> **Your objective**
Omit the pictures, then reproduce every remaining record exactly.

* begin Items *

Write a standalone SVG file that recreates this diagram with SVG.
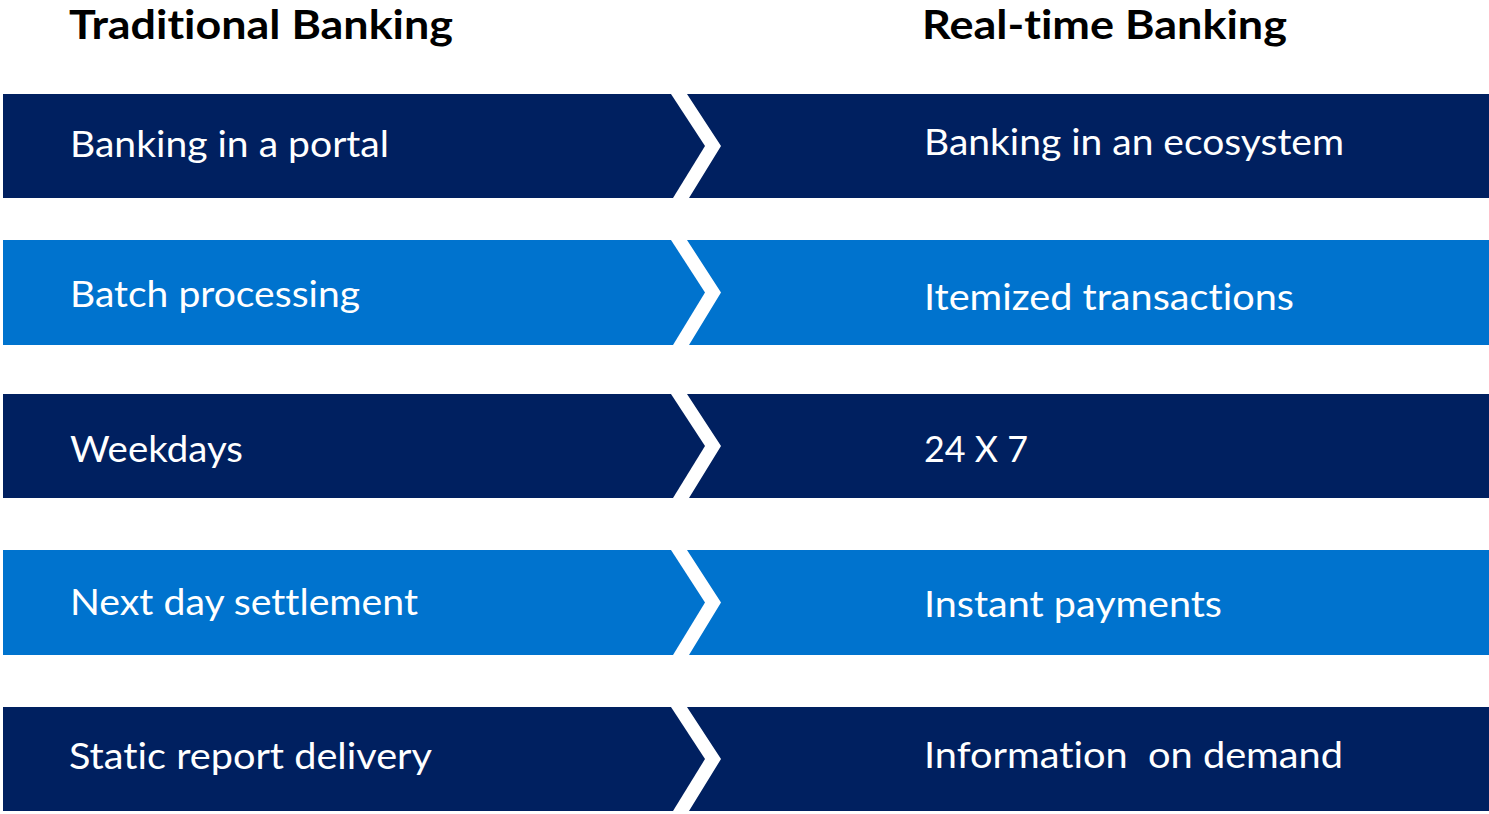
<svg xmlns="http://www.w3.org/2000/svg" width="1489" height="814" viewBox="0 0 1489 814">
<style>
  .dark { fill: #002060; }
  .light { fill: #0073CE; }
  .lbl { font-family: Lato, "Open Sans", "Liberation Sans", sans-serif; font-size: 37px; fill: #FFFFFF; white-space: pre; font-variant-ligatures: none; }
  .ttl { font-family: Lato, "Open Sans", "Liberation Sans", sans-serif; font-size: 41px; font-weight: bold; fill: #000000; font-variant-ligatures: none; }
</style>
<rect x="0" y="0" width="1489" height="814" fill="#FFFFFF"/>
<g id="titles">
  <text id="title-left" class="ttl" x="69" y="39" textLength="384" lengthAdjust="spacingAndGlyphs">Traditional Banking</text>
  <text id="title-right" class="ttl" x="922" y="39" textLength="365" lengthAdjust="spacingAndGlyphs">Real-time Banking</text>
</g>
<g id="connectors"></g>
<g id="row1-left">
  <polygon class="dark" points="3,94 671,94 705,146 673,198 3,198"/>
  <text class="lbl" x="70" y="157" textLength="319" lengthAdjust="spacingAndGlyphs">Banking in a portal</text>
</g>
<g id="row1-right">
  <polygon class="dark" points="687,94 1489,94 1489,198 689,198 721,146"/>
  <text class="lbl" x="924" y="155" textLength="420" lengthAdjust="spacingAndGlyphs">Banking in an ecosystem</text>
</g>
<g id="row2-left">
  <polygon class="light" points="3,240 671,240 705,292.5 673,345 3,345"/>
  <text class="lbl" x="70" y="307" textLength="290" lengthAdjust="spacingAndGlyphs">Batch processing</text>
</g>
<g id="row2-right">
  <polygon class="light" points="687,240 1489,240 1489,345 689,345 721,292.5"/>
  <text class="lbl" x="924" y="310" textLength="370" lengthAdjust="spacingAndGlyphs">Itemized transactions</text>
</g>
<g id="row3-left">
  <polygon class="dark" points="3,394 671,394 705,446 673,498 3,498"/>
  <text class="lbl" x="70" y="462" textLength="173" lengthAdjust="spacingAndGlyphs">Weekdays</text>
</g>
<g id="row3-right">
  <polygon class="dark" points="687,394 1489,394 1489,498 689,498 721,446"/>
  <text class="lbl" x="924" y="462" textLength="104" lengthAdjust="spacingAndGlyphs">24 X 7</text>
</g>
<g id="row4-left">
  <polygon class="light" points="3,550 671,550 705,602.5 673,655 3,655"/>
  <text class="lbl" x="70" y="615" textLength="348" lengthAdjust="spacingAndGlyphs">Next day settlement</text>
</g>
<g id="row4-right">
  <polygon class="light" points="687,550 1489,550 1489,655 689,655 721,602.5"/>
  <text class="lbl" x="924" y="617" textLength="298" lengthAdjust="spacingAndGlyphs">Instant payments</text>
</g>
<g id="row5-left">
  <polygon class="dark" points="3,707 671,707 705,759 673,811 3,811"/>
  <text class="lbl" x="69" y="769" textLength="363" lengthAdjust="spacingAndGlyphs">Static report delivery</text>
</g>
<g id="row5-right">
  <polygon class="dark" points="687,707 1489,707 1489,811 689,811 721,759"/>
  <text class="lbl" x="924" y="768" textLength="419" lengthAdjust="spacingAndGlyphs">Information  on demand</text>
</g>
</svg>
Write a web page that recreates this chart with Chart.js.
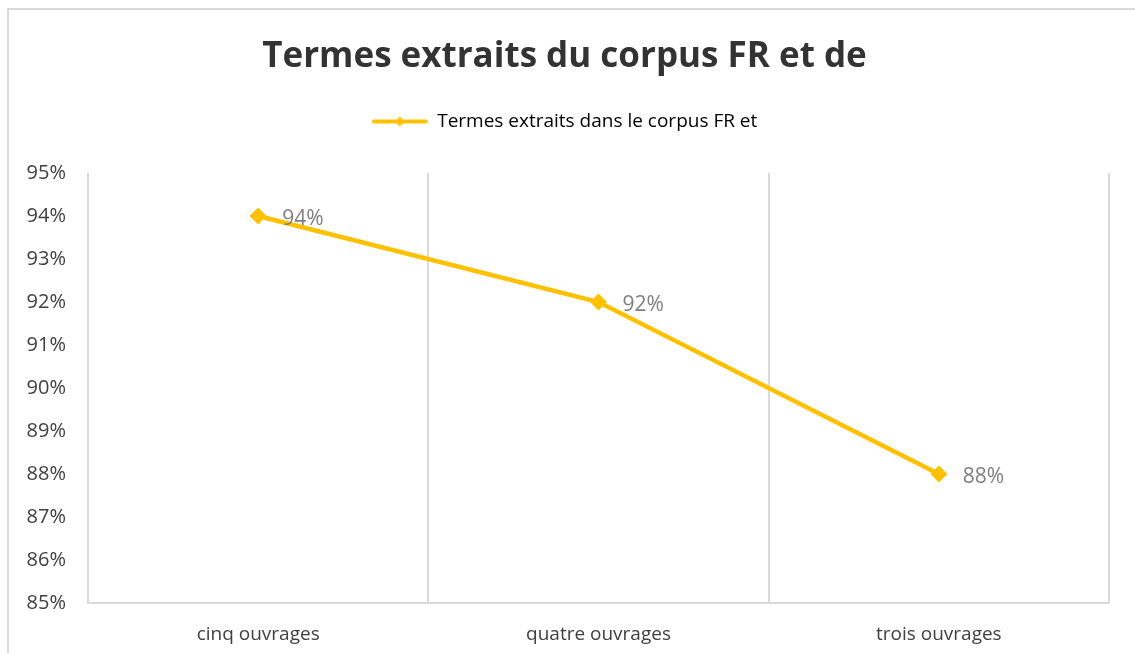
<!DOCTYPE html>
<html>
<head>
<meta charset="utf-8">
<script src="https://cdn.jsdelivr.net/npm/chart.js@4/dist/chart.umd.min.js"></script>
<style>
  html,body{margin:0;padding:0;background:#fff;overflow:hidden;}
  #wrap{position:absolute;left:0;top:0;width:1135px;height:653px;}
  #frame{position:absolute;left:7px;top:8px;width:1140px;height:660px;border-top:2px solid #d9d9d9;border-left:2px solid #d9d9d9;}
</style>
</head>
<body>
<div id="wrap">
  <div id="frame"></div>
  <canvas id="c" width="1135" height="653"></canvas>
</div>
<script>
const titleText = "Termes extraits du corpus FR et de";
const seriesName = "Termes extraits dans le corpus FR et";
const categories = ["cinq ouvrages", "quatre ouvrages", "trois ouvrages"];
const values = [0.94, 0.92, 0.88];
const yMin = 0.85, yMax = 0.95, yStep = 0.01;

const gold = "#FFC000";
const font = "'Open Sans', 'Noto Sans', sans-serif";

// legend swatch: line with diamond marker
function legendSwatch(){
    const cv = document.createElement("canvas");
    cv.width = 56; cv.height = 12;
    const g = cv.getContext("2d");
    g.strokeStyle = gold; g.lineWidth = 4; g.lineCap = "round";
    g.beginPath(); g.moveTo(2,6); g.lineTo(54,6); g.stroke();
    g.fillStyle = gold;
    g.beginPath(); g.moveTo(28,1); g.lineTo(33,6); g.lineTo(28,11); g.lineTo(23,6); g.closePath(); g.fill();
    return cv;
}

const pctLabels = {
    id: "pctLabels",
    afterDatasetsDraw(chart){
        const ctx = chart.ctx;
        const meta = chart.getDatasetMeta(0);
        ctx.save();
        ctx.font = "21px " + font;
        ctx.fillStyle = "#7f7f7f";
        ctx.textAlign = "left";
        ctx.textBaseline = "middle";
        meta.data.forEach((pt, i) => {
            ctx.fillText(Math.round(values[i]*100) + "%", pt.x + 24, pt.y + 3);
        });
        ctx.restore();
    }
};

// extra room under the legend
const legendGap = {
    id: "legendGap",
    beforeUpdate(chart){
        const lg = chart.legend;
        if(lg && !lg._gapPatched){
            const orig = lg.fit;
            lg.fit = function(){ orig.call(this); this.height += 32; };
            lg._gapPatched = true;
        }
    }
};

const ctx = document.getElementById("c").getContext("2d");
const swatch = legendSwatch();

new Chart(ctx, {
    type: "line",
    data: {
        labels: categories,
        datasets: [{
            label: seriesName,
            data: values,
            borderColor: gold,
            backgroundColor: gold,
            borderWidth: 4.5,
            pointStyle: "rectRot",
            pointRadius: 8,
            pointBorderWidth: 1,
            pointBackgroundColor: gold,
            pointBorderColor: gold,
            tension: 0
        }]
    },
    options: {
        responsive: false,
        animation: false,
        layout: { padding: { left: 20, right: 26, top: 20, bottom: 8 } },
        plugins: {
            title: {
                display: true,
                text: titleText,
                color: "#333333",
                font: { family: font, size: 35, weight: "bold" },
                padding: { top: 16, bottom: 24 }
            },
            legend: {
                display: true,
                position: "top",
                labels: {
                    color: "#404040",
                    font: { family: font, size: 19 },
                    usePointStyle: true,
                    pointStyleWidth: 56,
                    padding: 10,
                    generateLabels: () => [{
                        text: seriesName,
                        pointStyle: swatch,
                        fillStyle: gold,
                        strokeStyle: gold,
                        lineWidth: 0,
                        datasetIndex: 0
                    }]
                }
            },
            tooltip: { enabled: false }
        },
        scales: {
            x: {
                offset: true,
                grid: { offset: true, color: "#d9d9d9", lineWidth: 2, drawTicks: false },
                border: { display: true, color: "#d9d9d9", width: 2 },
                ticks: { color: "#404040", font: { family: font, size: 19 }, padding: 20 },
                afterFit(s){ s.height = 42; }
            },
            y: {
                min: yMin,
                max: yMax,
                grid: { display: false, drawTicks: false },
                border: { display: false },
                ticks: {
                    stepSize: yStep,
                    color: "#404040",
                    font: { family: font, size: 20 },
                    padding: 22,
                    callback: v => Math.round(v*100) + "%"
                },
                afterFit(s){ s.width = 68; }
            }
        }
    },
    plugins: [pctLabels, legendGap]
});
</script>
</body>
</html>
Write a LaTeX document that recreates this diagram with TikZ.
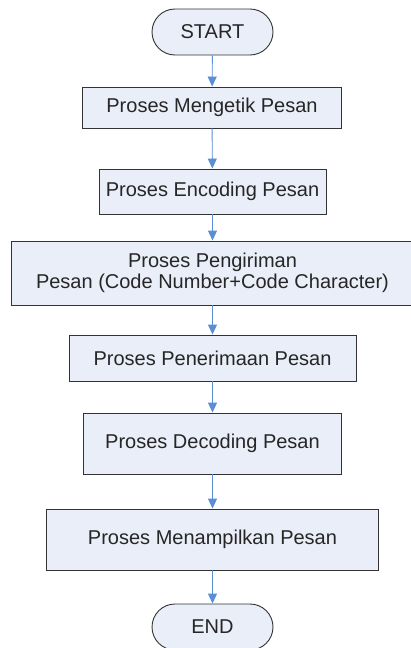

* end Items *

> **Answer for this exercise**
Write a standalone SVG file that recreates this diagram with SVG.
<svg xmlns="http://www.w3.org/2000/svg" width="1489" height="814" viewBox="0 0 1489 814">
<style>
  .dark { fill: #002060; }
  .light { fill: #0073CE; }
  .lbl { font-family: Lato, "Open Sans", "Liberation Sans", sans-serif; font-size: 37px; fill: #FFFFFF; white-space: pre; font-variant-ligatures: none; }
  .ttl { font-family: Lato, "Open Sans", "Liberation Sans", sans-serif; font-size: 41px; font-weight: bold; fill: #000000; font-variant-ligatures: none; }
</style>
<rect x="0" y="0" width="1489" height="814" fill="#FFFFFF"/>
<g id="titles">
  <text id="title-left" class="ttl" x="69" y="39" textLength="384" lengthAdjust="spacingAndGlyphs">Traditional Banking</text>
  <text id="title-right" class="ttl" x="922" y="39" textLength="365" lengthAdjust="spacingAndGlyphs">Real-time Banking</text>
</g>
<g id="connectors"></g>
<g id="row1-left">
  <polygon class="dark" points="3,94 671,94 705,146 673,198 3,198"/>
  <text class="lbl" x="70" y="157" textLength="319" lengthAdjust="spacingAndGlyphs">Banking in a portal</text>
</g>
<g id="row1-right">
  <polygon class="dark" points="687,94 1489,94 1489,198 689,198 721,146"/>
  <text class="lbl" x="924" y="155" textLength="420" lengthAdjust="spacingAndGlyphs">Banking in an ecosystem</text>
</g>
<g id="row2-left">
  <polygon class="light" points="3,240 671,240 705,292.5 673,345 3,345"/>
  <text class="lbl" x="70" y="307" textLength="290" lengthAdjust="spacingAndGlyphs">Batch processing</text>
</g>
<g id="row2-right">
  <polygon class="light" points="687,240 1489,240 1489,345 689,345 721,292.5"/>
  <text class="lbl" x="924" y="310" textLength="370" lengthAdjust="spacingAndGlyphs">Itemized transactions</text>
</g>
<g id="row3-left">
  <polygon class="dark" points="3,394 671,394 705,446 673,498 3,498"/>
  <text class="lbl" x="70" y="462" textLength="173" lengthAdjust="spacingAndGlyphs">Weekdays</text>
</g>
<g id="row3-right">
  <polygon class="dark" points="687,394 1489,394 1489,498 689,498 721,446"/>
  <text class="lbl" x="924" y="462" textLength="104" lengthAdjust="spacingAndGlyphs">24 X 7</text>
</g>
<g id="row4-left">
  <polygon class="light" points="3,550 671,550 705,602.5 673,655 3,655"/>
  <text class="lbl" x="70" y="615" textLength="348" lengthAdjust="spacingAndGlyphs">Next day settlement</text>
</g>
<g id="row4-right">
  <polygon class="light" points="687,550 1489,550 1489,655 689,655 721,602.5"/>
  <text class="lbl" x="924" y="617" textLength="298" lengthAdjust="spacingAndGlyphs">Instant payments</text>
</g>
<g id="row5-left">
  <polygon class="dark" points="3,707 671,707 705,759 673,811 3,811"/>
  <text class="lbl" x="69" y="769" textLength="363" lengthAdjust="spacingAndGlyphs">Static report delivery</text>
</g>
<g id="row5-right">
  <polygon class="dark" points="687,707 1489,707 1489,811 689,811 721,759"/>
  <text class="lbl" x="924" y="768" textLength="419" lengthAdjust="spacingAndGlyphs">Information  on demand</text>
</g>
</svg>
Write a web page that recreates this chart with Chart.js.
<!DOCTYPE html>
<html>
<head>
<meta charset="utf-8">
<script src="https://cdn.jsdelivr.net/npm/chart.js@4/dist/chart.umd.min.js"></script>
<style>
  html,body{margin:0;padding:0;background:#fff;overflow:hidden;}
  #wrap{position:absolute;left:0;top:0;width:1135px;height:653px;}
  #frame{position:absolute;left:7px;top:8px;width:1140px;height:660px;border-top:2px solid #d9d9d9;border-left:2px solid #d9d9d9;}
</style>
</head>
<body>
<div id="wrap">
  <div id="frame"></div>
  <canvas id="c" width="1135" height="653"></canvas>
</div>
<script>
const titleText = "Termes extraits du corpus FR et de";
const seriesName = "Termes extraits dans le corpus FR et";
const categories = ["cinq ouvrages", "quatre ouvrages", "trois ouvrages"];
const values = [0.94, 0.92, 0.88];
const yMin = 0.85, yMax = 0.95, yStep = 0.01;

const gold = "#FFC000";
const font = "'Open Sans', 'Noto Sans', sans-serif";

// legend swatch: line with diamond marker
function legendSwatch(){
    const cv = document.createElement("canvas");
    cv.width = 56; cv.height = 12;
    const g = cv.getContext("2d");
    g.strokeStyle = gold; g.lineWidth = 4; g.lineCap = "round";
    g.beginPath(); g.moveTo(2,6); g.lineTo(54,6); g.stroke();
    g.fillStyle = gold;
    g.beginPath(); g.moveTo(28,1); g.lineTo(33,6); g.lineTo(28,11); g.lineTo(23,6); g.closePath(); g.fill();
    return cv;
}

const pctLabels = {
    id: "pctLabels",
    afterDatasetsDraw(chart){
        const ctx = chart.ctx;
        const meta = chart.getDatasetMeta(0);
        ctx.save();
        ctx.font = "21px " + font;
        ctx.fillStyle = "#7f7f7f";
        ctx.textAlign = "left";
        ctx.textBaseline = "middle";
        meta.data.forEach((pt, i) => {
            ctx.fillText(Math.round(values[i]*100) + "%", pt.x + 24, pt.y + 3);
        });
        ctx.restore();
    }
};

// extra room under the legend
const legendGap = {
    id: "legendGap",
    beforeUpdate(chart){
        const lg = chart.legend;
        if(lg && !lg._gapPatched){
            const orig = lg.fit;
            lg.fit = function(){ orig.call(this); this.height += 32; };
            lg._gapPatched = true;
        }
    }
};

const ctx = document.getElementById("c").getContext("2d");
const swatch = legendSwatch();

new Chart(ctx, {
    type: "line",
    data: {
        labels: categories,
        datasets: [{
            label: seriesName,
            data: values,
            borderColor: gold,
            backgroundColor: gold,
            borderWidth: 4.5,
            pointStyle: "rectRot",
            pointRadius: 8,
            pointBorderWidth: 1,
            pointBackgroundColor: gold,
            pointBorderColor: gold,
            tension: 0
        }]
    },
    options: {
        responsive: false,
        animation: false,
        layout: { padding: { left: 20, right: 26, top: 20, bottom: 8 } },
        plugins: {
            title: {
                display: true,
                text: titleText,
                color: "#333333",
                font: { family: font, size: 35, weight: "bold" },
                padding: { top: 16, bottom: 24 }
            },
            legend: {
                display: true,
                position: "top",
                labels: {
                    color: "#404040",
                    font: { family: font, size: 19 },
                    usePointStyle: true,
                    pointStyleWidth: 56,
                    padding: 10,
                    generateLabels: () => [{
                        text: seriesName,
                        pointStyle: swatch,
                        fillStyle: gold,
                        strokeStyle: gold,
                        lineWidth: 0,
                        datasetIndex: 0
                    }]
                }
            },
            tooltip: { enabled: false }
        },
        scales: {
            x: {
                offset: true,
                grid: { offset: true, color: "#d9d9d9", lineWidth: 2, drawTicks: false },
                border: { display: true, color: "#d9d9d9", width: 2 },
                ticks: { color: "#404040", font: { family: font, size: 19 }, padding: 20 },
                afterFit(s){ s.height = 42; }
            },
            y: {
                min: yMin,
                max: yMax,
                grid: { display: false, drawTicks: false },
                border: { display: false },
                ticks: {
                    stepSize: yStep,
                    color: "#404040",
                    font: { family: font, size: 20 },
                    padding: 22,
                    callback: v => Math.round(v*100) + "%"
                },
                afterFit(s){ s.width = 68; }
            }
        }
    },
    plugins: [pctLabels, legendGap]
});
</script>
</body>
</html>
Write a LaTeX document that recreates this diagram with TikZ.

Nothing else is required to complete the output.